Most of my friends can’t wait until the summer. All year, we look forward to two months of peaceful evenings when we can actually talk to our kids, catch fireflies and throw balls around in the backyard. Or even go to a shiur or for a walk with our husbands without feeling the urge to race home to study for the history test or type a book report.

So what to do about all this? Aside from the obvious–informal group therapy sessions with all the like-minded women running after toddlers in shul on Shabbat–I vote for complete and total abdication. Call me crazy, but I have a hunch that if everyone “just said no” to homework, kids would actually be forced to do it themselves and teachers would have to accept work that was truly on grade level. This might be radical, but I am going to take advantage of the fact that I am writing in a national publication and ask all of you reading this in cities across the US to join me in the Parents Revolution of 2001. Our slogan could be “Give us Back our Nights.” We could march on Washington, lobbying for legislation designating September as National No Homework Month. (Why not? There is a federally mandated National Pet Dental Health Week.) We could create a web site, www.parentsarepeopletoo.com, and offer monthly online chats and support. We’d be free to do all this since our kids would be home fending for themselves. Schools would be forced to set up a mentoring system, where strong students could help the weaker ones and perhaps those same weak students could in turn, tutor the geniuses in art or basketball or whatever. We could learn to celebrate the different talents, academic and non-academic, that all of our kids have and stop expecting everyone to produce at the same impossible level all the time.

I have to warn you that our kids will most definitely need an adjustment period. Those among them who are accustomed to getting off the bus, slamming their books on the dining room table and calling us over before they even put pen to paper will need some retraining. But with a lot of sweat, a few tears and patience all around, I am confident they will discover strengths that have been long obscured due to parental over involvement.
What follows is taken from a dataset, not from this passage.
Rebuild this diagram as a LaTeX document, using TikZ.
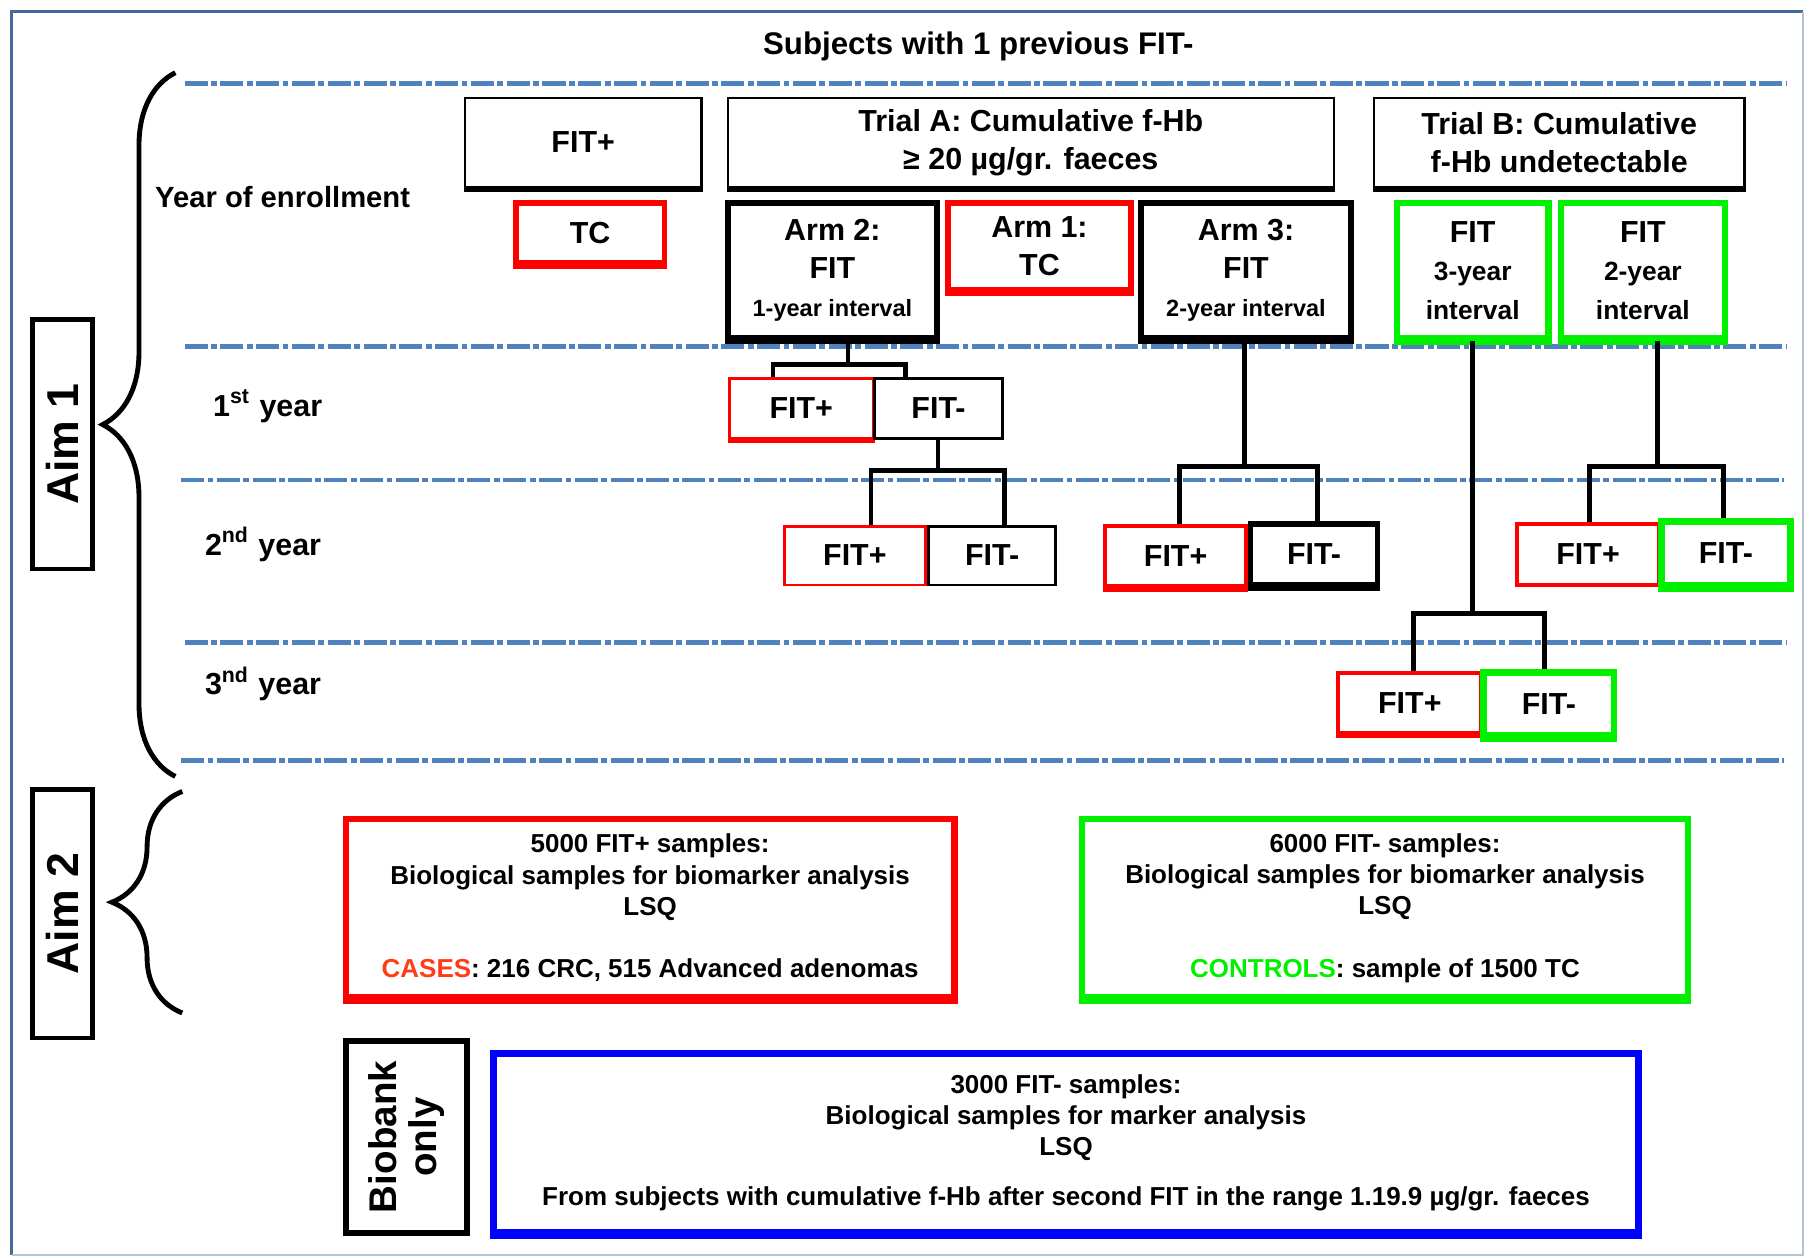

So, what do you say parents? Without the cooperation of everyone, it just won’t work. If you still insist on writing the term paper, then my kids will suffer for turning in the best effort a fifth grader can be expected to put forth, left to his own devices. I say we try it for the first two months of this school year and see where it takes us. Hopefully, it will be to the local zoo or museum where we can enjoy true family time, and not into the principal’s office.

Elisheva Schlam does public relations for a voluntary health agency in NYC, that is, of course, when she’s not too busy doing homework.